Books nine and ten

A few years ago I had a bad bout of pneumonia which put me in the hospital for four days. For weeks afterwards I had a hard time reading anything that required concentration. A friend dropped me off a bag of the No. 1 Ladies’ Detective Agency books and those I could manage. Alexander McCall Smith has written this series and a couple of others set in Scotland but I’ve never been able to get into those. But this series, set in Botswana and focusing on Mma Ramotswe, a traditionally built woman, and her co-director Mma Makutsi are quite lovely. Lately feeling like my soul was aching from endless terrible news of family separations on the American border and indigenous children with boils all over their bodies caused by contaminated water I decided I needed something gentle so I read #17 in the series, Precious and Grace.

These books are not gripping murder mysteries and there is no complicated discussion of justice or redemption. Generally people bring more quotidian mysteries to the #1 Ladies’ Detective agency for their solving. And there are no car chases and rarely police involved. Mostly they are slow meandering novels about the relationships between the two women at the heart of the agency, their husbands and children, and the others who are connected to them. Each novel involves at least one visit by Mma Ramotswe to her friend Mma Potokwane at her orphanage where they always share tea and fruit cake. There are comments about the new technology in cars (Mma Ramotswe’s husband owns a garage located next to the agency) but there are few clues about when the novels are set. Nelson Mandela is frequently mentioned as a hero but I don’t remember that it is every said that he is “late” so that doesn’t help date them. There are frequent discussions of how terrible it is that things are not the way they used to be but no explicit discussion of AIDS or political conflict. Drought is a constant problem but there is nothing said either about climate change.

Now that my head is less foggy I find myself wondering what people in Botswana think of these books or what someone discussing colonization or race would say about them.

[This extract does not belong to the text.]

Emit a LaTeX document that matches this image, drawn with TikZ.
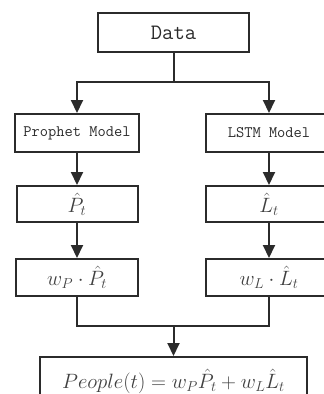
\documentclass[tikz,border=0pt]{standalone}
\usetikzlibrary{arrows.meta}
\definecolor{linegray}{HTML}{2B2B2B}
\definecolor{mathgray}{HTML}{404040}
\begin{document}
\begin{tikzpicture}[x=1pt,y=-1pt,
        box/.style={rectangle,draw=linegray,line width=2pt,text=linegray,inner sep=0pt},
        mbox/.style={box,text=mathgray,font=\fontsize{22}{26}\selectfont},
        arr/.style={draw=linegray,line width=2pt,-{Triangle[width=12pt,length=13pt]}},
        ln/.style={draw=linegray,line width=2pt}]
        \useasboundingbox (0,0) rectangle (324,394);
        \node[box,minimum height=39pt,minimum width=151pt,font=\fontsize{22}{26}\ttfamily] (data) at (173.5,32.5) {Data};
        \node[box,minimum height=38pt,minimum width=124pt,font=\fontsize{16}{19}\ttfamily] (prophet) at (77,133) {Prophet Model};
        \node[box,minimum height=38pt,minimum width=126pt,font=\fontsize{16}{19}\ttfamily] (lstm) at (269,133) {LSTM Model};
        \node[mbox,minimum height=36pt,minimum width=121pt] (phat) at (77,204) {$\hat{P}_t$};
        \node[mbox,minimum height=36pt,minimum width=126pt] (lhat) at (269,204) {$\hat{L}_t$};
        \node[mbox,minimum height=37pt,minimum width=122pt] (wp) at (77,277.5) {$w_P\cdot\hat{P}_t$};
        \node[mbox,minimum height=37pt,minimum width=126pt] (wl) at (269,277.5) {$w_L\cdot\hat{L}_t$};
        \node[mbox,minimum height=48pt,minimum width=267pt] (people) at (173.5,381) {$People(t)=w_P\hat{P}_t+w_L\hat{L}_t$};
        \coordinate (split) at (173.5,82);
        \coordinate (merge) at (173.5,326);
        \draw[ln] (data) -- (split);
        \draw[arr] (split) -| (prophet);
        \draw[arr] (split) -| (lstm);
        \draw[arr] (prophet) -- (phat);
        \draw[arr] (lstm) -- (lhat);
        \draw[arr] (phat) -- (wp);
        \draw[arr] (lhat) -- (wl);
        \draw[ln] (wp) |- (merge);
        \draw[ln] (wl) |- (merge);
        \draw[arr] (merge) -- (people);
    \end{tikzpicture}
\end{document}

But mostly I just enjoy spending time with these people. They are kind and gentle and good hearted. I don’t even really worry about paying too much attention to who did what. It is enough to sit on the veranda with them and enjoy the quiet of an evening. In this book Mma Ramotswe and her husband have a conversation about whether dogs have souls (they do) and then she asks him whether our souls grow as we get older. “Yes,” he said. “Our souls get wider. They grow like the branches of a tree–growing outwards. And more birds come and make their homes in these branches. And sing a bit more.” This is theology I can live with.

Book ten was another audio book by Andrea Camilleri, Game of Mirrors. It was okay.